En outre, le niveau d'engagement des forces armées particulièrement élevé repose sur le continuum formation-entraînement-déploiement. Dans le contexte stratégique actuel, le plafond hebdomadaire de quarante-huit heures peut ne pas être respecté sur une période de six mois, période de référence contraignante de la directive. Les chefs militaires, qui ne sont pas des bourreaux, veilleront à ce que les permissions soient prises le semestre suivant, organiseront dans l'année les choses de manière adéquate, au regard de ces exigences, mais la nécessité de la mission primera. La violence affrontée par les armées sur les théâtres extérieurs rappelle l'importance du maintien de forces armées disponibles en tout temps et en tout lieu, conformément au principe figurant dans la loi, et de la préservation de l'esprit militaire. Mes collègues militaires constatent que les pays qui ont transposé la directive, d'inspiration française, paient un lourd tribut en termes de disponibilité, de combativité, d'interopérabilité et de cohésion. Même partielle, l'application de la directive sur le temps de travail conduirait inéluctablement à une augmentation des effectifs, qui ne pourraient être recrutés et formés que sur plusieurs années, moyennant des conséquences budgétaires majeures. Mais surtout, dans l'ordre immatériel, elle aurait pour effet de mettre à bas l'unité de sort des militaires. La singularité du statut veut qu'un officier et un militaire du rang partagent cette condition de disponibilité en tout temps et en tout lieu, au cœur de la cohésion et de l'efficacité de nos forces armées. Le sens du collectif primant, un militaire ira chercher son frère d'armes sous les balles.

La décision de la Cour de justice, attendue pour le mois de mai ou de juin, fait suite à un précontentieux devant la Commission européenne, relatif au droit français. Au bout de deux ans de négociation et de corps à corps avec les services de la Commission, nous avons réussi à le faire classer sans suite, en comité des infractions, en illustrant abondamment le fait qu'un équilibre ad hoc entre droit et devoir était au cœur du statut militaire, que nous garantissions bien entendu un haut niveau de protection de la santé des militaires et qu'une concertation poussée est désormais organisée au sein des armées, mais qu'en revanche, nous ne pouvions rendre compte de la singularité de l'engagement militaire avec les règles de droit commun. La difficulté actuelle résulte d'une question préjudicielle slovène. Une fois tous les deux mois, un soldat d'infanterie slovène doit effectuer un tour de garde à la frontière croato-slovène.
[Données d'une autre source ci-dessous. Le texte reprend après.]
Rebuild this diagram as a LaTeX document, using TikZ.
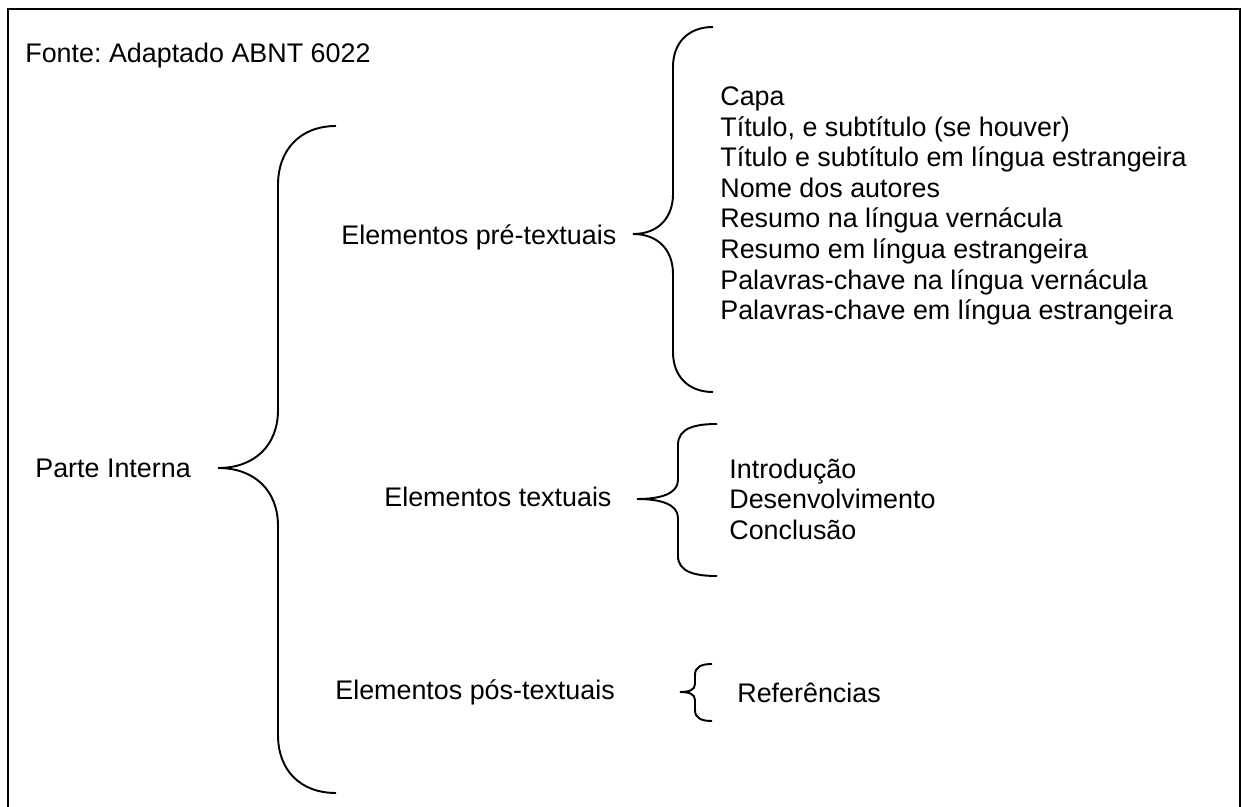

Éloigné de chez lui, il perçoit une prime, mais il voulait faire juger que lorsqu'il dormait dans son chalet de montagne, il aurait dû être payé en heures supplémentaires. Comme vous pouvez le constater, il s'agit, non pas de graves questions de vie ou de mort, de santé ou de sécurité, mais d'un problème de complément de salaire. Et comme vous pouvez l'imaginer, il n'y a pas en Slovénie une armée conséquente. Il reste que la question posée à la Cour de justice est de savoir si la directive sur le temps de travail est applicable aux membres des forces armées, et sa réponse vaudra erga omnes. À la faveur de ce contentieux, le statut militaire est donc mis en jeu sur la scène européenne !
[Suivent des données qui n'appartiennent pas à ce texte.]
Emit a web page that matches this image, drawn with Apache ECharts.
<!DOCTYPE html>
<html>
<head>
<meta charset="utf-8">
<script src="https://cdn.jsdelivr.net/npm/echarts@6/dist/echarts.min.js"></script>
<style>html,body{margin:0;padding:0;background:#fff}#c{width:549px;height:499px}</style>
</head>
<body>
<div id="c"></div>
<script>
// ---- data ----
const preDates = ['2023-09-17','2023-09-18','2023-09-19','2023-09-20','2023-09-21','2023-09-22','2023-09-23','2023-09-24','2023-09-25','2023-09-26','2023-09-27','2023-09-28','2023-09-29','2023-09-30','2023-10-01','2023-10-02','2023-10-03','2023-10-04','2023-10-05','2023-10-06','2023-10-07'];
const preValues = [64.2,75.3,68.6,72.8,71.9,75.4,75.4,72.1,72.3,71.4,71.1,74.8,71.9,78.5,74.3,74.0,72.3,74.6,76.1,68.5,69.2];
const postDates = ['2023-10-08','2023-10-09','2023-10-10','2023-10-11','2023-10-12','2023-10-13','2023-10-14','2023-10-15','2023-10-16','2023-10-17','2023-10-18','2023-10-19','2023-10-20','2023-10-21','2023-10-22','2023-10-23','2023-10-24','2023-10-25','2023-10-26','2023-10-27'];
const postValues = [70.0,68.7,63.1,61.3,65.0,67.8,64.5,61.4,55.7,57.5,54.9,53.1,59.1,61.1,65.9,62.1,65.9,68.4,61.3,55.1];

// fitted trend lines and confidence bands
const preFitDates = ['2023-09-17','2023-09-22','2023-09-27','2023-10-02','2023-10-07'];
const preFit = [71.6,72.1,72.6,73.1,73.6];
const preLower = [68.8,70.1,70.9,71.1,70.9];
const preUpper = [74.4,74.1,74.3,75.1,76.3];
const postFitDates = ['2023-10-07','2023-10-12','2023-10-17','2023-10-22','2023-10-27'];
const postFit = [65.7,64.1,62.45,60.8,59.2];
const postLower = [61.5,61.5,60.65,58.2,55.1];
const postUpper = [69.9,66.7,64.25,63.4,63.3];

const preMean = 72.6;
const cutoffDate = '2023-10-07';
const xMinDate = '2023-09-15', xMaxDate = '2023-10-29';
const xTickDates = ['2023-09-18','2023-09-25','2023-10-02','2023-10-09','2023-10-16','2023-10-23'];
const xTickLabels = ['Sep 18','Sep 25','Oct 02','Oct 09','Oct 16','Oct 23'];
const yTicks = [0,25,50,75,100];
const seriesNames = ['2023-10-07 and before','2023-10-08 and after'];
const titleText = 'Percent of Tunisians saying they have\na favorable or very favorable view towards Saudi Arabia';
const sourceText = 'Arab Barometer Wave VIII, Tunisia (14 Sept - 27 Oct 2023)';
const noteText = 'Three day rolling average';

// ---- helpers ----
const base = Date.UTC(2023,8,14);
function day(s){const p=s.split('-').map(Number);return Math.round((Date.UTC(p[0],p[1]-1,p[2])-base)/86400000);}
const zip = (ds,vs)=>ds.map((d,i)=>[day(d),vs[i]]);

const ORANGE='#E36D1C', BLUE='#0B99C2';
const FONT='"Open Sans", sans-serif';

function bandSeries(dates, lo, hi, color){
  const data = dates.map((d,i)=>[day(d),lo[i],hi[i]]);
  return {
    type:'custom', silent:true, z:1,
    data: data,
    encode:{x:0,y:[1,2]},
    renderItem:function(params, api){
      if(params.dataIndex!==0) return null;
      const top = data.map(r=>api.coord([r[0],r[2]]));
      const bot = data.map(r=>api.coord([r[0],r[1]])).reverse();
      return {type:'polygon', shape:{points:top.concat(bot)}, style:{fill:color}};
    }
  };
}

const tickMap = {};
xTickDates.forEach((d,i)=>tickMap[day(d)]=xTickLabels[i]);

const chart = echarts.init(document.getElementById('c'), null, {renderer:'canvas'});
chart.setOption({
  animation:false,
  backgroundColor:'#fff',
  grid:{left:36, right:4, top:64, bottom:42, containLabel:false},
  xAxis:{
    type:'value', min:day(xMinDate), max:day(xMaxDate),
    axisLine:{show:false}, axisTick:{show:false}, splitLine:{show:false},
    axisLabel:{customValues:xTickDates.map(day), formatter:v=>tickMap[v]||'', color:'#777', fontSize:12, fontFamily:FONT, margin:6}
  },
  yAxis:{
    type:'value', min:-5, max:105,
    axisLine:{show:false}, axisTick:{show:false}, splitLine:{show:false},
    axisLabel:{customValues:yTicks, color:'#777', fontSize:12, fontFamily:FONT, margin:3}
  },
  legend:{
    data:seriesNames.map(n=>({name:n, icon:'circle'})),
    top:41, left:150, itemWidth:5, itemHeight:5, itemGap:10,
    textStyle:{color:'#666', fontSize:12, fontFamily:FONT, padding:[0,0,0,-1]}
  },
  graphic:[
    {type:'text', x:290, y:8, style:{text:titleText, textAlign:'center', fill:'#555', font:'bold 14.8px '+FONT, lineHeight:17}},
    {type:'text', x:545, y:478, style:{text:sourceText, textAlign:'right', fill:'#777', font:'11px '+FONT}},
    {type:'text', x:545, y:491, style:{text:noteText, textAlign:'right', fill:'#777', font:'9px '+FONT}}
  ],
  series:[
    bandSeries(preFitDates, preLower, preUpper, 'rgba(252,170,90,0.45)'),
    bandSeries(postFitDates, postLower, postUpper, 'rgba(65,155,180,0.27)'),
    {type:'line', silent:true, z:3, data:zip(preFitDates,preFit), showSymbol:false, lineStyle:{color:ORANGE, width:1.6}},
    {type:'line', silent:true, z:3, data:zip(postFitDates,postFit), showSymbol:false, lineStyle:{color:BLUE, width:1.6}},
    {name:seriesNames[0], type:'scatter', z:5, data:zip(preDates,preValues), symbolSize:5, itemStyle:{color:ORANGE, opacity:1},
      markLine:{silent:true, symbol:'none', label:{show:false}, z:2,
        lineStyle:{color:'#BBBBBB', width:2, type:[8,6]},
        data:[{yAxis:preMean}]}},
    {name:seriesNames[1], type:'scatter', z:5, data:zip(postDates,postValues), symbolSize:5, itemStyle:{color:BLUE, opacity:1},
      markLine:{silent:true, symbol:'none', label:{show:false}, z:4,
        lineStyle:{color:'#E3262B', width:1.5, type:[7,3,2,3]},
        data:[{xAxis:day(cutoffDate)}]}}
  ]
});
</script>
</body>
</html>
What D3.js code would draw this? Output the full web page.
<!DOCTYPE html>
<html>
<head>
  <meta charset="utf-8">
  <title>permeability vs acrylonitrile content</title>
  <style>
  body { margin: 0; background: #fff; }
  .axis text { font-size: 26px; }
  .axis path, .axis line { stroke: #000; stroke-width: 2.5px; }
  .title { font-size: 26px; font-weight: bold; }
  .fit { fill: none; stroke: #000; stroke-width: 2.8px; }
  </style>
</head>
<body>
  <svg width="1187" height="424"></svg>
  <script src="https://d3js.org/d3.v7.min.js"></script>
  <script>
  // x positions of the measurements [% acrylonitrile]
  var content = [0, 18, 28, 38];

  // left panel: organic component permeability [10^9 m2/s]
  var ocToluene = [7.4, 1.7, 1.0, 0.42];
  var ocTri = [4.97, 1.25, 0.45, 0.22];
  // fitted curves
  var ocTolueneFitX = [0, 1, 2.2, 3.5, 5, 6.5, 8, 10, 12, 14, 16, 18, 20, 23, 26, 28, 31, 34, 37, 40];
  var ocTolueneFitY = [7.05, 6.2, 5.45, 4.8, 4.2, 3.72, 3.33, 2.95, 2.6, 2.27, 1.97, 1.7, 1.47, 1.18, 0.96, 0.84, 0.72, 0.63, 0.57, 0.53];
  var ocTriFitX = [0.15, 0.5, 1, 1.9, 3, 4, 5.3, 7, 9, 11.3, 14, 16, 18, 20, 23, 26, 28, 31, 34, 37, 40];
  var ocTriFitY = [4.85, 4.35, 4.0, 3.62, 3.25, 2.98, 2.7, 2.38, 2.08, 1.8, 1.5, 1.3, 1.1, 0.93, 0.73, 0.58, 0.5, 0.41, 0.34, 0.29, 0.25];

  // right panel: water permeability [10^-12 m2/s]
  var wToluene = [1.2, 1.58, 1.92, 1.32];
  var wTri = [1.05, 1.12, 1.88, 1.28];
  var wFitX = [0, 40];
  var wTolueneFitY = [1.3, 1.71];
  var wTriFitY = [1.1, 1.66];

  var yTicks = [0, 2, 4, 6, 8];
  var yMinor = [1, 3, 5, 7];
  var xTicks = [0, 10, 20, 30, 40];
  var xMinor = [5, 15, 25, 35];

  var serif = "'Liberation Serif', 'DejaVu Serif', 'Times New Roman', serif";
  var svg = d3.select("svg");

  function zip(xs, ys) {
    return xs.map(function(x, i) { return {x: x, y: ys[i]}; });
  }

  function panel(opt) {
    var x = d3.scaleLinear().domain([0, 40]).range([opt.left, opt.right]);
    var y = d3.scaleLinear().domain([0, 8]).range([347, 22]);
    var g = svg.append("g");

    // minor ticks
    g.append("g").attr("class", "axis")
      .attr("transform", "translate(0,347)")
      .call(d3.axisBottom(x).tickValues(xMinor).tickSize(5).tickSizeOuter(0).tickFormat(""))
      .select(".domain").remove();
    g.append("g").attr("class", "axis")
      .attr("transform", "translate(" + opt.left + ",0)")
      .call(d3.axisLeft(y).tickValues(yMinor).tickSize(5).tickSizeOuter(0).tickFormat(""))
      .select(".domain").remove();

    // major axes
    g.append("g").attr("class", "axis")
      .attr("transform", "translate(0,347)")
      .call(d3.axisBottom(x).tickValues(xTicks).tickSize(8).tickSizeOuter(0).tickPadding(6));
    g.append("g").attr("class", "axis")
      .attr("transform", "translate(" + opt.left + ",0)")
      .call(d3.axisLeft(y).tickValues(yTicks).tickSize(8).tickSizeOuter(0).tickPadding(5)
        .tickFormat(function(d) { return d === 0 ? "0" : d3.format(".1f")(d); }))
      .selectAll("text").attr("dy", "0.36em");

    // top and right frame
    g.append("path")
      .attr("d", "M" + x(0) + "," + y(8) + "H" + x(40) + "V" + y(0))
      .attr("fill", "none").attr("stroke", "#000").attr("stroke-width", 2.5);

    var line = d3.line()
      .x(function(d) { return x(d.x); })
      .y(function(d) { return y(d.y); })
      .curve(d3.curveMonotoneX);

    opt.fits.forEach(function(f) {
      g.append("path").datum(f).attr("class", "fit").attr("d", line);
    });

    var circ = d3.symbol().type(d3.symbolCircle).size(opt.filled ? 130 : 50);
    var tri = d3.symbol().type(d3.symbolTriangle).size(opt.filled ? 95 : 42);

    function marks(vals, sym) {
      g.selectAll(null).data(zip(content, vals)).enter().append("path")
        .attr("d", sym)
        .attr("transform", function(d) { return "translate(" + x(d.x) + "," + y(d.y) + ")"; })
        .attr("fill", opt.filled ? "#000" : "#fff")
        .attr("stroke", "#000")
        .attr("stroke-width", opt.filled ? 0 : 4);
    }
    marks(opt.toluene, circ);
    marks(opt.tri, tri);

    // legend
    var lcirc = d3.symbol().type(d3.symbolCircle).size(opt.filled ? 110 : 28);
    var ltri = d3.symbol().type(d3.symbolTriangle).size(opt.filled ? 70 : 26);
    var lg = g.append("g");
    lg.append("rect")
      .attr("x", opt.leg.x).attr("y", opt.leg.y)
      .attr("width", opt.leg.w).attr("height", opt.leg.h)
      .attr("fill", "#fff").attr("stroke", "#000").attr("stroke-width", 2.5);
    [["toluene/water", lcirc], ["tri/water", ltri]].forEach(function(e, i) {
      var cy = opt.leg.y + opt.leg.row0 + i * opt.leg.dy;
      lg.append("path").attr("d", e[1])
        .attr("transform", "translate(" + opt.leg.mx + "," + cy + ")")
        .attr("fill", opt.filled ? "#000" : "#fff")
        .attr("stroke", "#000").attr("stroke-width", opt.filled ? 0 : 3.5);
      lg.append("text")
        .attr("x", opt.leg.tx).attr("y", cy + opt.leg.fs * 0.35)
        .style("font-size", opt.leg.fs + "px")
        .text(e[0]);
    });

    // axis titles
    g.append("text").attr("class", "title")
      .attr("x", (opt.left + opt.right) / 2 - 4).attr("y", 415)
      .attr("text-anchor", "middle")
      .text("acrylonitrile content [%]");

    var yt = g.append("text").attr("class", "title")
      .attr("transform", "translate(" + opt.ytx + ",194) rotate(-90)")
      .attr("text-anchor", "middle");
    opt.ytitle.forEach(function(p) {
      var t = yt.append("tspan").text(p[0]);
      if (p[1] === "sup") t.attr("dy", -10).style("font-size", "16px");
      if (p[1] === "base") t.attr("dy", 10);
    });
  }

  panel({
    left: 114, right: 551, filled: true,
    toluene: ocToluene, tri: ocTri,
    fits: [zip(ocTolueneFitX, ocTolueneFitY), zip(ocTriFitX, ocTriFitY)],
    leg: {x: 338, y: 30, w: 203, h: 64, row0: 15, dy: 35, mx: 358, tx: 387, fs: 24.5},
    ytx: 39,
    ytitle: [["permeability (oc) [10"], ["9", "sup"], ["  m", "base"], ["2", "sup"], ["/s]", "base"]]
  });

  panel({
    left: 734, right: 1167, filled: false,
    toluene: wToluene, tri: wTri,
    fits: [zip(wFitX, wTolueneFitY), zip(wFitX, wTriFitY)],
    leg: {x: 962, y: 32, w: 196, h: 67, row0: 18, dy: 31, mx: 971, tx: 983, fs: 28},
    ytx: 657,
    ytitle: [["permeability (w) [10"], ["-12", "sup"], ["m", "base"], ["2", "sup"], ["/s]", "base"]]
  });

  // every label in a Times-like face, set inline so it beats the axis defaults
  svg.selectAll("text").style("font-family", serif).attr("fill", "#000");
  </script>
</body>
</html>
Le Gouvernement français est intervenu à l'écrit comme à l'oral. Il a rappelé que ni le droit primaire ni la directive ne permettaient, à notre avis, à l'Union de réglementer le temps d'activité des forces armées. Nous avons souligné les graves conséquences d'une transposition, même partielle, aux militaires. Au-delà des forces armées, si cette jurisprudence est transposée en droit français, il n'y aura plus de gendarmerie nationale, plus de brigade de sapeurs-pompiers de Paris (BSPP), plus de marins-pompiers de Marseille et je ne sais pas comment nous nous en sortirons avec le Service de santé des armées. Nous avons toujours porté les intérêts de la gendarmerie nationale avec ceux des autres militaires.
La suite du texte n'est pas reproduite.